A group of faculty led by Jason Beckfield, the Robert G. Stone Jr. Professor of Sociology, gathered last week for the first of three pilot retreats organized by the Faculty of Arts and Sciences’ Office of Undergraduate Education and the FAS Dean’s Office. The two-day brainstorm and professional development opportunity focused on developing curricula in the emerging field of Environmental Justice, or the convergence of environmental concerns with equity and civil rights.
It’s an area of interest not only for Beckfield, a researcher known for his work on social stratification, population health, and climate change. “Our sense is that undergraduate students are increasingly interested in Environmental Justice specifically,” Beckfield said.
The retreat brought together at the Woods Hole Oceanographic Institution on Cape Cod six faculty members and two graduate students from across the FAS. Represented departments included anthropology, history, government, philosophy, and sociology. Tamarra James-Todd, the Mark and Catherine Winkler Associate Professor of Environmental Reproductive Epidemiology at the Harvard T.H. Chan School of Public Health, also joined the conversation.
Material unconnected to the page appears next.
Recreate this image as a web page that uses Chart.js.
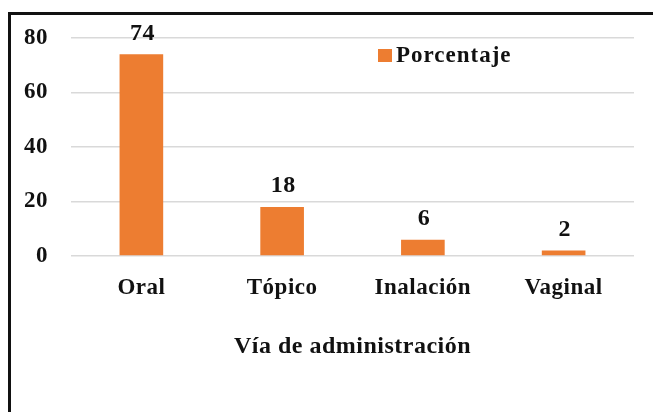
<!DOCTYPE html>
<html lang="es">
<head>
  <meta charset="UTF-8">
  <title>Vía de administración</title>
  <script src="https://cdn.jsdelivr.net/npm/chart.js@4.4.1/dist/chart.umd.min.js"></script>
  <style>
    html, body {
      margin: 0;
      padding: 0;
      background: #fff;
      overflow: hidden;
    }
    #wrap {
      position: relative;
      width: 653px;
      height: 412px;
    }
    #frame {
      position: absolute;
      left: 8px;
      top: 12px;
      width: 700px;
      height: 500px;
      border-left: 3px solid #111;
      border-top: 3px solid #111;
      pointer-events: none;
    }
    canvas {
      position: absolute;
      left: 0;
      top: 0;
    }
  </style>
</head>
<body>
  <div id="wrap">
    <canvas id="chart" width="653" height="412"></canvas>
    <div id="frame"></div>
  </div>

  <script>
    const categories = ['Oral', 'Tópico', 'Inalación', 'Vaginal'];
    const porcentaje = [74, 18, 6, 2];
    const seriesName = 'Porcentaje';
    const yTicks = [0, 20, 40, 60, 80];

    const FONT = '"Liberation Serif", "Times New Roman", serif';
    const ORANGE = '#ED7D31';
    const INK = '#111';

    // Word-like letter spacing on every text draw
    const spacingPlugin = {
      id: 'spacing',
      beforeDraw(chart) {
        chart.ctx.letterSpacing = '0.5px';
      }
    };

    // value labels above the bars
    const valueLabels = {
      id: 'valueLabels',
      afterDatasetsDraw(chart) {
        const ctx = chart.ctx;
        const meta = chart.getDatasetMeta(0);
        ctx.save();
        ctx.font = 'bold 24px ' + FONT;
        ctx.fillStyle = INK;
        ctx.textAlign = 'center';
        ctx.textBaseline = 'middle';
        meta.data.forEach((bar, i) => {
          ctx.fillText(String(porcentaje[i]), bar.x + 1, bar.y - 21);
        });
        ctx.restore();
      }
    };

    // legend drawn inside the plot area, top right
    const innerLegend = {
      id: 'innerLegend',
      afterDraw(chart) {
        const ctx = chart.ctx;
        const area = chart.chartArea;
        const x = area.left + 307;
        const y = area.top + 17;
        ctx.save();
        ctx.fillStyle = ORANGE;
        ctx.fillRect(x, y - 6, 14, 13);
        ctx.font = 'bold 23px ' + FONT;
        ctx.fillStyle = INK;
        ctx.textAlign = 'left';
        ctx.textBaseline = 'middle';
        ctx.letterSpacing = '1px';
        ctx.fillText(seriesName, x + 18, y + 1);
        ctx.restore();
      }
    };

    new Chart(document.getElementById('chart'), {
      type: 'bar',
      data: {
        labels: categories,
        datasets: [{
          label: seriesName,
          data: porcentaje,
          backgroundColor: ORANGE,
          borderWidth: 0,
          barPercentage: 0.62,
          categoryPercentage: 0.5
        }]
      },
      options: {
        responsive: false,
        animation: false,
        layout: { padding: { left: 0, right: 19, top: 38, bottom: 0 } },
        plugins: {
          legend: { display: false },
          tooltip: { enabled: false }
        },
        scales: {
          x: {
            grid: { display: false },
            border: { display: false },
            ticks: {
              color: INK,
              font: { family: FONT, size: 23, weight: 'bold' },
              padding: 10,
              maxRotation: 0
            },
            title: {
              display: true,
              text: 'Vía de administración',
              color: INK,
              font: { family: FONT, size: 24, weight: 'bold' },
              padding: { top: 0, bottom: 51 }
            },
            afterFit(scale) { scale.height = 156; }
          },
          y: {
            min: 0,
            max: 80,
            afterBuildTicks(scale) {
              scale.ticks = yTicks.map(v => ({ value: v }));
            },
            grid: {
              color: '#d9d9d9',
              lineWidth: 1.5,
              drawTicks: false
            },
            border: { display: false },
            ticks: {
              color: INK,
              font: { family: FONT, size: 23, weight: 'bold' },
              padding: 23
            },
            afterFit(scale) { scale.width = 71; }
          }
        }
      },
      plugins: [spacingPlugin, valueLabels, innerLegend]
    });
  </script>
</body>
</html>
“She was the real expert on Environmental Justice in the room,” noted Beckfield, who also serves as associate director of the Chan School’s Center for Population and Development Studies.
The agenda included guest speaker Hiʻilei Julia Kawehipuaakahaopulani Hobart, an assistant professor at Yale University with expertise in Indigenous Studies and food justice. According to Beckfield, “she gave an inspiring talk on how she thinks about her pedagogy in this space.”
The 2022 Future of Climate Education at Harvard University report called for an all-hands-on-deck approach to expanding climate-focused offerings, with lines of inquiry that incorporate multiple disciplines. In response, the FAS Dean’s Office and Office of Undergraduate Education tapped Beckfield to put together its first Climate in the Curriculum faculty retreat. By then, Beckfield was already engaged in Environmental Justice conversations with Social Sciences Dean and W. E. B. Du Bois Professor of the Social Sciences Lawrence D. Bobo.
The retreat yielded new approaches to classes, seminars, and cross-campus collaborations. As select ideas come to life, close observers will spot the Environmental Justice theme cropping up across newsletters, event listings, and the College course catalogue.
Over the next two summers, the FAS Dean’s Office and Office of Undergraduate Education will fund more climate-focused retreats in off-campus settings that bring faculty closer to nature.
“When you’re in a setting like Woods Hole,” Beckfield shared, “it’s a lot easier to stay focused on climate.”